> **The request**
Retype exactly what appears below from the line containing "Generate a web" down to the line containing "const y = d3.scaleLinear().domain([0, 1]).range([684, 147])", keeping both end lines. Do not include pictures.

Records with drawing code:
** Begin **
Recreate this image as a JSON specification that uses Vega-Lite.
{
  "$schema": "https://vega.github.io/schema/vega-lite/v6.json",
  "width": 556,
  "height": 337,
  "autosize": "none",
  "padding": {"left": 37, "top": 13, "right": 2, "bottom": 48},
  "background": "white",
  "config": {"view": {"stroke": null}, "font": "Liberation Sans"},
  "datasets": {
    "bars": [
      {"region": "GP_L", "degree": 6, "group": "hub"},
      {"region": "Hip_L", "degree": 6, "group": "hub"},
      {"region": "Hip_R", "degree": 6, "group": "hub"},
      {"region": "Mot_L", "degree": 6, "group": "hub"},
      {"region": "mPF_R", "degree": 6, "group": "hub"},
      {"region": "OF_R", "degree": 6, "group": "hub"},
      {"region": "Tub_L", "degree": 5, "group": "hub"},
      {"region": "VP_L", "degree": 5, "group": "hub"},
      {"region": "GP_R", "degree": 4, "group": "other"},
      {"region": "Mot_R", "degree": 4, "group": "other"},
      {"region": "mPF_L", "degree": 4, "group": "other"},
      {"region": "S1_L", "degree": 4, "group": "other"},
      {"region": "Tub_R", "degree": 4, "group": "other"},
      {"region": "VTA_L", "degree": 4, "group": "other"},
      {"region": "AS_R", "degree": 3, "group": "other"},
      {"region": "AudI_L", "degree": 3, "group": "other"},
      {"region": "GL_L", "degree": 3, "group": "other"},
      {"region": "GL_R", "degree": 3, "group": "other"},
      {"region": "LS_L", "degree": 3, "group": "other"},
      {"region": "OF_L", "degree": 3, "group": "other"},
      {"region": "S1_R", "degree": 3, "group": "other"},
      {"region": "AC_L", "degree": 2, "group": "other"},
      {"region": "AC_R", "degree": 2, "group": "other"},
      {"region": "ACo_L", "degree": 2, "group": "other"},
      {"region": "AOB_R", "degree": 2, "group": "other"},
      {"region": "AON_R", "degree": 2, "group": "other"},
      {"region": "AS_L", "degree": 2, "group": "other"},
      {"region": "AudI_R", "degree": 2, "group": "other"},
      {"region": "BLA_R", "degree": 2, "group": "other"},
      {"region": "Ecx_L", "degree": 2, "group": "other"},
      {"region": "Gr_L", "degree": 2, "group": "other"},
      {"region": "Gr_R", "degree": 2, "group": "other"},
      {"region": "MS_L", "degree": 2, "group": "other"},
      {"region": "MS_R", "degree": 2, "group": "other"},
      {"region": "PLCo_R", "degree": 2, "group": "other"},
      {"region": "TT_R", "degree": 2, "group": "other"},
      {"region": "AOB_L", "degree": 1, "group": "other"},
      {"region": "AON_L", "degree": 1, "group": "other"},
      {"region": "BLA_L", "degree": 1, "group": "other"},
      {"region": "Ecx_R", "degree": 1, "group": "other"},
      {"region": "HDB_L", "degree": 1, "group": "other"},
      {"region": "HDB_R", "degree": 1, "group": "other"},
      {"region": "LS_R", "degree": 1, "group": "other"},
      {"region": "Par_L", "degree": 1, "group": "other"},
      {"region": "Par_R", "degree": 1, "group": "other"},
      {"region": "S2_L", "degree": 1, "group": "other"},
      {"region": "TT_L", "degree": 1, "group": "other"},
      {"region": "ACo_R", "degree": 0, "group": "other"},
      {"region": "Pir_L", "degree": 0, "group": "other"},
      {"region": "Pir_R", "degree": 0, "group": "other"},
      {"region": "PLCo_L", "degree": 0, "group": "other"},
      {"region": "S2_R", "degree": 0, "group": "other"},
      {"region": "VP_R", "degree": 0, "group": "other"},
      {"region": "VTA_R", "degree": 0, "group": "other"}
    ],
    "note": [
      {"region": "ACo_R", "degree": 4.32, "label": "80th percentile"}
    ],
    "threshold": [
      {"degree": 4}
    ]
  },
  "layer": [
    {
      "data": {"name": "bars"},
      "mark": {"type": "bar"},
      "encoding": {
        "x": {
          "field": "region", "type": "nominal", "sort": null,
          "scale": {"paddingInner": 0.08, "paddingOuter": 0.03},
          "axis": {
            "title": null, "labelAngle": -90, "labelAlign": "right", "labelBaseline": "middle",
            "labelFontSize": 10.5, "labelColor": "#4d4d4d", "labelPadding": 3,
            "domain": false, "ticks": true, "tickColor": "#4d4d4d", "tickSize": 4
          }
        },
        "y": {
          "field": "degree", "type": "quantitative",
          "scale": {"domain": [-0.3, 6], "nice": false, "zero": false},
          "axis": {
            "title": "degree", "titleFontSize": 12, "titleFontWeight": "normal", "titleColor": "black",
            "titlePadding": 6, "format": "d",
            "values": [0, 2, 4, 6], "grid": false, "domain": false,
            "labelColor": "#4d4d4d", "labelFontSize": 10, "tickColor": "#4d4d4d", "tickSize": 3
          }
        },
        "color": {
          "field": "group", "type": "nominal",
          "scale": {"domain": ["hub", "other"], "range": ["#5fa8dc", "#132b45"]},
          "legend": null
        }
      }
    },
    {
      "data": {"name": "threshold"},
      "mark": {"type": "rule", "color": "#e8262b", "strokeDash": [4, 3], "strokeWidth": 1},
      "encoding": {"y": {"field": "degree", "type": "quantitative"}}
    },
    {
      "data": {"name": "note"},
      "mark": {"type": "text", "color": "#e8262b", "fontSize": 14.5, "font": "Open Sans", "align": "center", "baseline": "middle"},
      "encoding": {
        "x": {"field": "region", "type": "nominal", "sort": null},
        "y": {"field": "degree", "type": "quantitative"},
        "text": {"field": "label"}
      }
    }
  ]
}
** End **
** Begin **
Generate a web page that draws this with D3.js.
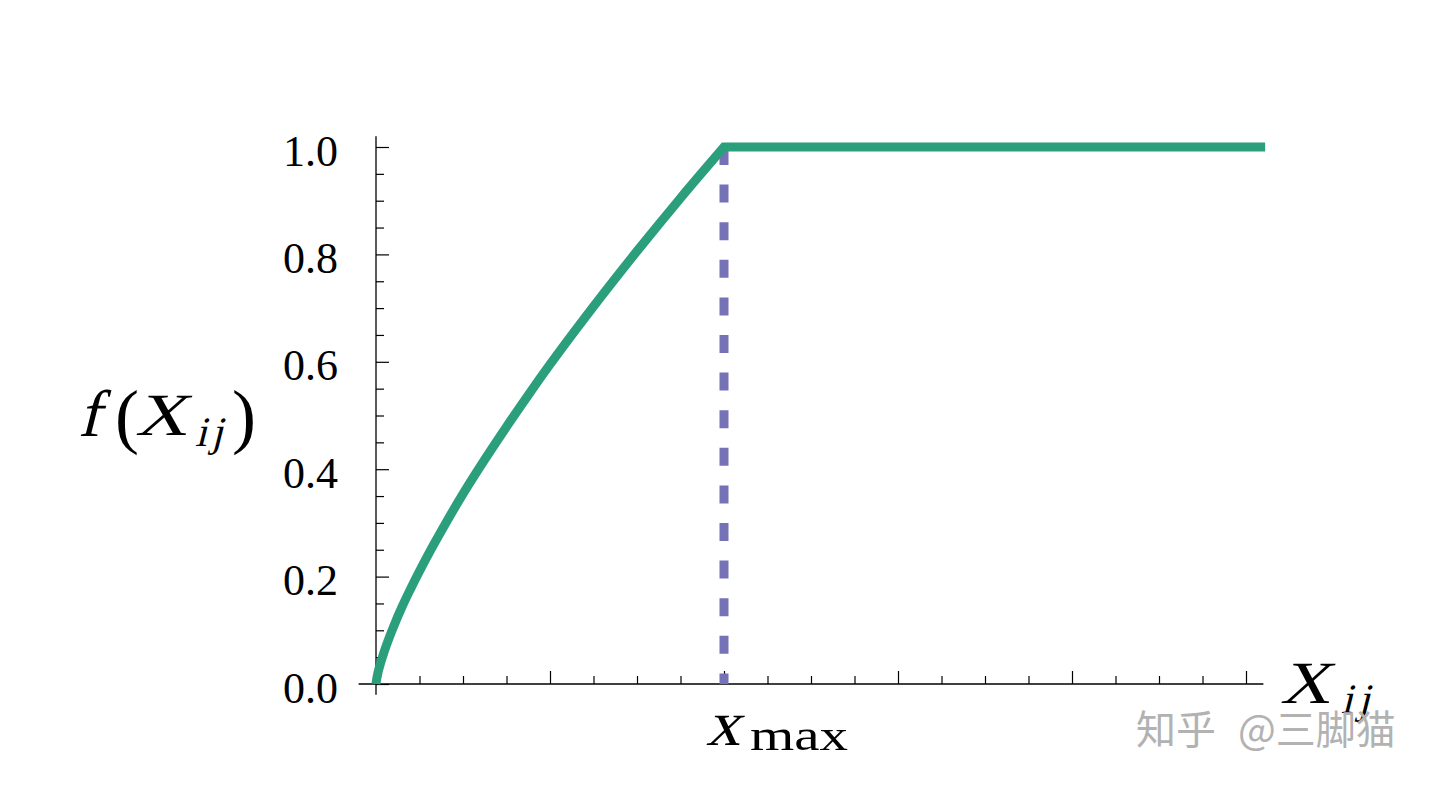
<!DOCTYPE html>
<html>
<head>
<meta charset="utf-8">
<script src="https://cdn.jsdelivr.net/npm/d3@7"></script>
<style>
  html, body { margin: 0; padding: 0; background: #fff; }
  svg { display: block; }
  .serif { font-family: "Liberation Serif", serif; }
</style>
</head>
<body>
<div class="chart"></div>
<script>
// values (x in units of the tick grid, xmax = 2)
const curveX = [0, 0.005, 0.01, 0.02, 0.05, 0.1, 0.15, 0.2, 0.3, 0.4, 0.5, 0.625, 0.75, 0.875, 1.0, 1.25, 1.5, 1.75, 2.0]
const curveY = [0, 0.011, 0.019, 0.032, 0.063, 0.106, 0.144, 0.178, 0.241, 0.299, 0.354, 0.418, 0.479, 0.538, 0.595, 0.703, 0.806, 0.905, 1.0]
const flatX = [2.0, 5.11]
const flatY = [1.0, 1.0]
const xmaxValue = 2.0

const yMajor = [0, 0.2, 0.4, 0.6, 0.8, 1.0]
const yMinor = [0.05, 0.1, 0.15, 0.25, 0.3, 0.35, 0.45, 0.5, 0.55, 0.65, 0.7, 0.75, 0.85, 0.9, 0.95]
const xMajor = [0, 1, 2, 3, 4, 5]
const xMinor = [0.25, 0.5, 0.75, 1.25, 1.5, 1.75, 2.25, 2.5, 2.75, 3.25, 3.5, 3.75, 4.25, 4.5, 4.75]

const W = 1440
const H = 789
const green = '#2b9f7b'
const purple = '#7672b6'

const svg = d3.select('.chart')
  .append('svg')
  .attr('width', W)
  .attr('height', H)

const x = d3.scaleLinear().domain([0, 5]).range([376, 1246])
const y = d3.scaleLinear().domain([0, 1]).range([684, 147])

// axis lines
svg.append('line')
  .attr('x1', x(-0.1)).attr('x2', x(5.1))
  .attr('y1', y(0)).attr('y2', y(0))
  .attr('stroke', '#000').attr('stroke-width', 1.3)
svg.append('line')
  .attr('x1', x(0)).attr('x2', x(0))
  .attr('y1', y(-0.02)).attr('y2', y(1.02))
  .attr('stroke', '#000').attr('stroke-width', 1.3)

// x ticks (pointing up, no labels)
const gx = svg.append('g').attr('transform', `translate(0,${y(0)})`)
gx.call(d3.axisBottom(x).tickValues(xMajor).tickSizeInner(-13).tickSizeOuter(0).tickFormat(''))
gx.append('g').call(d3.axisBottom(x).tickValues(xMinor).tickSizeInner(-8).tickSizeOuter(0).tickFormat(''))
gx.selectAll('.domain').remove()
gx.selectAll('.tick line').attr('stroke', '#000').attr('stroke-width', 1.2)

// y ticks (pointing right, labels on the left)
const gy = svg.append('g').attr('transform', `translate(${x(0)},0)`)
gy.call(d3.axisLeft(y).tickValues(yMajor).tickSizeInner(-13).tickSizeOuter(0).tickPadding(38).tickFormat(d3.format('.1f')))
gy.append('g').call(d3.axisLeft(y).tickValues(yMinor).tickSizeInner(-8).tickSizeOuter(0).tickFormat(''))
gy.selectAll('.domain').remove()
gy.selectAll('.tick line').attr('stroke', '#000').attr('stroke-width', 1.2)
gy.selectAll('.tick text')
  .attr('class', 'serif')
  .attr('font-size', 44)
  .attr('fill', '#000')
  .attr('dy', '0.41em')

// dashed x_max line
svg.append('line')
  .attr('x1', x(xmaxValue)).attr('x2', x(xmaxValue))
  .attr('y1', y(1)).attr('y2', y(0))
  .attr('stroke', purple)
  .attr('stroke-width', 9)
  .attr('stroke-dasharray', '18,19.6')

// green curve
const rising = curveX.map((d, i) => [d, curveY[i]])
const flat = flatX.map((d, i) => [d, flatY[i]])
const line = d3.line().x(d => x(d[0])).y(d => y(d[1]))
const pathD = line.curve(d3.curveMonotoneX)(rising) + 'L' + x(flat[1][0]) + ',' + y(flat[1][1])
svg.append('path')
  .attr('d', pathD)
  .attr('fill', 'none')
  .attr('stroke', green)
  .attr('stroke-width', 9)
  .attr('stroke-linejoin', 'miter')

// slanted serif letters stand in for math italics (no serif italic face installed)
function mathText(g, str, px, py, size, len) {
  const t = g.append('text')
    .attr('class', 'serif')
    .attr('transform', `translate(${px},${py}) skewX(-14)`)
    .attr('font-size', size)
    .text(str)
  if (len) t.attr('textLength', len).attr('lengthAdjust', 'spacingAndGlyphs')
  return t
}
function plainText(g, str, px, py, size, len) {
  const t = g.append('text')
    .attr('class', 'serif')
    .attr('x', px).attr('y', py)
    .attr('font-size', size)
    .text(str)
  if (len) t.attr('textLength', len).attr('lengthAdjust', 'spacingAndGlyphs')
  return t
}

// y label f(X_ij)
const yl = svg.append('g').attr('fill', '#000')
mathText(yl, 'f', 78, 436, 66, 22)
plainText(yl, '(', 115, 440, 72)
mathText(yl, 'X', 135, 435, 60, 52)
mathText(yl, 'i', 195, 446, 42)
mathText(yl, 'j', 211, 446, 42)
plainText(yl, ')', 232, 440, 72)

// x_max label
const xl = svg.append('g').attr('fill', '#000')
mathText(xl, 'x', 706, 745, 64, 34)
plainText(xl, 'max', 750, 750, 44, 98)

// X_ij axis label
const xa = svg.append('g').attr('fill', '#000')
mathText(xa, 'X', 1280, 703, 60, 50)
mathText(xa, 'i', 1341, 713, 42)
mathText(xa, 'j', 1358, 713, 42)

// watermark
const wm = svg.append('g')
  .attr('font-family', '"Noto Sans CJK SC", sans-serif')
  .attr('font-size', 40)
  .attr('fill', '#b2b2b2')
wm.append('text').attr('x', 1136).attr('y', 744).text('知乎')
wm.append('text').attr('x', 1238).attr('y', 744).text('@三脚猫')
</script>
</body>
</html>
** End **
> **Solution to this exercise**
Generate a web page that draws this with D3.js.
<!DOCTYPE html>
<html>
<head>
<meta charset="utf-8">
<script src="https://cdn.jsdelivr.net/npm/d3@7"></script>
<style>
  html, body { margin: 0; padding: 0; background: #fff; }
  svg { display: block; }
  .serif { font-family: "Liberation Serif", serif; }
</style>
</head>
<body>
<div class="chart"></div>
<script>
// values (x in units of the tick grid, xmax = 2)
const curveX = [0, 0.005, 0.01, 0.02, 0.05, 0.1, 0.15, 0.2, 0.3, 0.4, 0.5, 0.625, 0.75, 0.875, 1.0, 1.25, 1.5, 1.75, 2.0]
const curveY = [0, 0.011, 0.019, 0.032, 0.063, 0.106, 0.144, 0.178, 0.241, 0.299, 0.354, 0.418, 0.479, 0.538, 0.595, 0.703, 0.806, 0.905, 1.0]
const flatX = [2.0, 5.11]
const flatY = [1.0, 1.0]
const xmaxValue = 2.0

const yMajor = [0, 0.2, 0.4, 0.6, 0.8, 1.0]
const yMinor = [0.05, 0.1, 0.15, 0.25, 0.3, 0.35, 0.45, 0.5, 0.55, 0.65, 0.7, 0.75, 0.85, 0.9, 0.95]
const xMajor = [0, 1, 2, 3, 4, 5]
const xMinor = [0.25, 0.5, 0.75, 1.25, 1.5, 1.75, 2.25, 2.5, 2.75, 3.25, 3.5, 3.75, 4.25, 4.5, 4.75]

const W = 1440
const H = 789
const green = '#2b9f7b'
const purple = '#7672b6'

const svg = d3.select('.chart')
  .append('svg')
  .attr('width', W)
  .attr('height', H)

const x = d3.scaleLinear().domain([0, 5]).range([376, 1246])
const y = d3.scaleLinear().domain([0, 1]).range([684, 147])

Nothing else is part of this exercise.